Time-tested comms strategies still work in a changing world

It's often said that during a recession what's old is new again.

It's often said that during a recession what's old is new again. That has been especially true in the marketing world over the past year, as companies have used familiar tactics to connect with consumers.

This is evident throughout this month's issue. The corporate analysis addresses how many companies have taken a "reset" approach to their corporate brand positioning, shying away from complicated messages and communicating such basics as identity and purpose. The marketing analysis examines how brand mascots have made a resurgence in campaigns over the past few months.

As we get ready to move into a new year and decade, it's important to build on these tried-and-true ideas so that they are relevant to a savvier audience and evolving marketing landscape.

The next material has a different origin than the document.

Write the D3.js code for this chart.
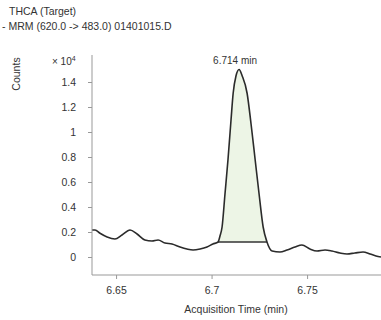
<!DOCTYPE html>
<html>
<head>
<meta charset="utf-8">
<script src="https://cdn.jsdelivr.net/npm/d3@7"></script>
<style>
  body { margin: 0; background: #fff; }
  svg text { font-family: "Liberation Sans Narrow", "Arial Narrow", "Liberation Sans", sans-serif; fill: #333; }
</style>
</head>
<body>
<div id="chart"></div>
<script>
// chromatogram trace (time in min, counts x10^4)
const times = [6.6374, 6.639, 6.6416, 6.6453, 6.6494, 6.6531, 6.6573, 6.661, 6.6651, 6.6688,
  6.672, 6.6756, 6.6793, 6.6835, 6.6871, 6.6903, 6.694, 6.6976, 6.7007, 6.7034,
  6.7044, 6.7055, 6.707, 6.7086, 6.7102, 6.7113, 6.7128, 6.7144, 6.716, 6.7186,
  6.7207, 6.7228, 6.7249, 6.727, 6.729, 6.7317, 6.7358, 6.7395, 6.7437, 6.7473,
  6.7515, 6.7552, 6.7594, 6.763, 6.7672, 6.7709, 6.775, 6.7793, 6.783, 6.7861, 6.7887];
const counts = [0.216, 0.216, 0.19, 0.16, 0.144, 0.176, 0.216, 0.184, 0.136, 0.128,
  0.136, 0.112, 0.104, 0.08, 0.064, 0.056, 0.064, 0.08, 0.104, 0.12,
  0.168, 0.24, 0.5, 0.78, 1.1, 1.31, 1.45, 1.5, 1.45, 1.31,
  1.06, 0.78, 0.5, 0.24, 0.12, 0.048, 0.04, 0.056, 0.08, 0.096,
  0.064, 0.048, 0.056, 0.048, 0.032, 0.024, 0.032, 0.04, 0.024, 0.008, 0.0];

// integrated peak: start / end time and baseline level
const peakStart = 6.7034;
const peakEnd = 6.729;
const peakBase = 0.12;
const peakLabel = '6.714 min';
const peakTime = 6.7144;
const peakHeight = 1.5;

const xTicks = [6.65, 6.7, 6.75];
const yTicks = [0, 0.2, 0.4, 0.6, 0.8, 1, 1.2, 1.4];

const titleLines = ['THCA (Target)', '- MRM (620.0 -> 483.0) 01401015.D'];

const W = 381, H = 320;
const margin = { top: 55, right: 0, bottom: 45, left: 92 };
const width = W - margin.left - margin.right;
const height = H - margin.top - margin.bottom;

const svg = d3.select('#chart').append('svg')
  .attr('width', W)
  .attr('height', H);

// titulos
svg.selectAll('text.title')
  .data(titleLines)
  .enter()
  .append('text')
  .attr('class', 'title')
  .attr('x', (d, i) => i === 0 ? 9 : 2)
  .attr('y', (d, i) => 15 + i * 15)
  .style('font-size', '10.5px')
  .text(d => d);

const g = svg.append('g')
  .attr('transform', `translate(${margin.left},${margin.top})`);

const x = d3.scaleLinear()
  .domain([6.6374, 6.7887])
  .range([0, width]);

const y = d3.scaleLinear()
  .domain([-0.144, 1.616])
  .range([height, 0]);

const data = times.map((t, i) => ({ t, c: counts[i] }));

// area do pico
const peakData = data.filter(d => d.t >= peakStart && d.t <= peakEnd);
g.append('path')
  .datum(peakData)
  .attr('fill', '#edf5e6')
  .attr('d', d3.area().x(d => x(d.t)).y0(y(peakBase)).y1(d => y(d.c)));

// linha de base integrada
g.append('line')
  .attr('x1', x(peakStart)).attr('x2', x(peakEnd))
  .attr('y1', y(peakBase)).attr('y2', y(peakBase))
  .attr('stroke', '#333').attr('stroke-width', 1.3);

// traço
g.append('path')
  .datum(data)
  .attr('fill', 'none')
  .attr('stroke', '#2b2b2b')
  .attr('stroke-width', 1.6)
  .attr('stroke-linejoin', 'round')
  .attr('d', d3.line().x(d => x(d.t)).y(d => y(d.c)).curve(d3.curveMonotoneX));

// eixo Y
const yAxisG = g.append('g')
  .call(d3.axisLeft(y).tickValues(yTicks).tickSize(4).tickPadding(12).tickFormat(d3.format('')));
yAxisG.select('.domain').attr('stroke', '#999').attr('d', `M0,0V${height}`);
yAxisG.selectAll('line').attr('stroke', '#999');
yAxisG.selectAll('text').style('font-size', '10.5px');

// eixo X
const xAxisG = g.append('g')
  .attr('transform', `translate(0,${height})`)
  .call(d3.axisBottom(x).tickValues(xTicks).tickSize(4).tickPadding(8).tickFormat(d3.format('')));
xAxisG.select('.domain').attr('stroke', '#999').attr('d', `M0,0H${width}`);
xAxisG.selectAll('line').attr('stroke', '#999');
xAxisG.selectAll('text').style('font-size', '10.5px');

// rotulos
svg.append('text')
  .attr('x', 52).attr('y', 65)
  .style('font-size', '10px')
  .html('\u00d7 10<tspan dy="-4" font-size="7px">4</tspan>');

svg.append('text')
  .attr('transform', 'translate(20,74) rotate(-90)')
  .attr('text-anchor', 'middle')
  .style('font-size', '10.5px')
  .text('Counts');

svg.append('text')
  .attr('x', 236).attr('y', 313)
  .attr('text-anchor', 'middle')
  .style('font-size', '10.5px')
  .text('Acquisition Time (min)');

g.append('text')
  .attr('x', x(peakTime) - 4)
  .attr('y', y(peakHeight) - 6)
  .attr('text-anchor', 'middle')
  .style('font-size', '10px')
  .text(peakLabel);
</script>
</body>
</html>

Kevin Donnellan, our Newsmaker this month, is doing so in his role as CCO at the AARP. Though the mission of the AARP has remained the same, the organization has evolved its communications strategy to increasingly include digital tactics and utilize its various media platforms to convey its message. It has also expanded beyond its comfort zone, creating a campaign that for the first time reaches the 25- to 35-year-old demographic.

This issue's Diversity Survey brings attention to an issue that is certainly not new. Tactics such as university recruitment, mentor programs, and increased education about the industry, have had some success in the past, but now it's time to take it to the next level. This is an area where the combination of old and new tactics could make the most difference.